Beberapa di antaranya masuk sistem MODI (Minerba One Data Indonesia)
tanpa proses lelang, izin PPKH (Persetujuan Penggunaan Kawasan Hutan)
belum lengkap, serta tidak adanya jaminan reklamasi.
"Investigasi DPR dan dorongan
masyarakat sipil, menunjukkan pengawasan terhadap operasi perusahaan milik
keluarga kepala daerah sangat lemah. Potensi besar terjadi pelanggaran regulasi
dan kehilangan penerimaan negara," ungkapnya.
Dampak ekologis dan sosial dari
operasional tambang milik keluarga Gubernur Sherly disebut cukup serius. Warga
Pulau Obi dan Halmahera Selatan melaporkan deforestasi masif, pencemaran air
sungai, krisis air bersih, hingga konflik lahan akibat tumpang tindih konsesi.

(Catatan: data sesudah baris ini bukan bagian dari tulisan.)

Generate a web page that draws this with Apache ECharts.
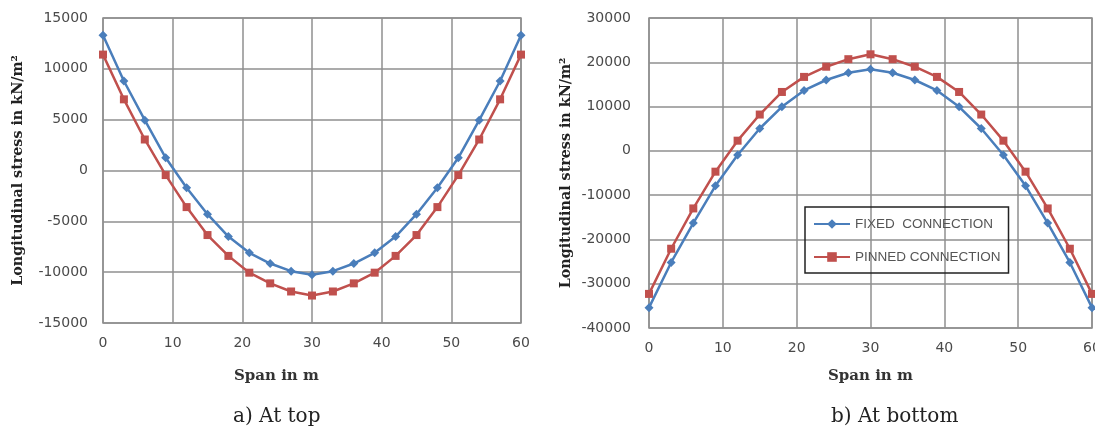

"Telah terjadi deforestasi di
Pulau Obi, pencemaran air di Halmahera Selatan, krisis air bersih, dan konflik
di Pulau Gebe. Akibat tumpang tindih klaim konsesi," kata Melky.
Indikasi yang ditemukan JATAM
menunjukkan bahwa kepentingan ekonomi keluarga Gubernur Sherly memberi insentif
terhadap pengelolaan sumber daya alam yang dikendalikan pejabat publik.
Dari sisi hukum, kondisi ini diduga
menimbulkan pelanggaran etika dan potensi konflik kepentingan karena rangkap
jabatan kepala daerah sebagai pemegang saham perusahaan swasta.
Melky menegaskan, praktik tersebut
berisiko melanggar sejumlah aturan, seperti UU Administrasi Pemerintahan,
UU Pemerintahan Daerah, serta Peraturan KPK yang melarang konflik
kepentingan dan rangkap jabatan bagi pejabat publik.
"Praktik semacam ini berisiko
melanggar aturan formal dan merusak kepercayaan publik," pungkasnya.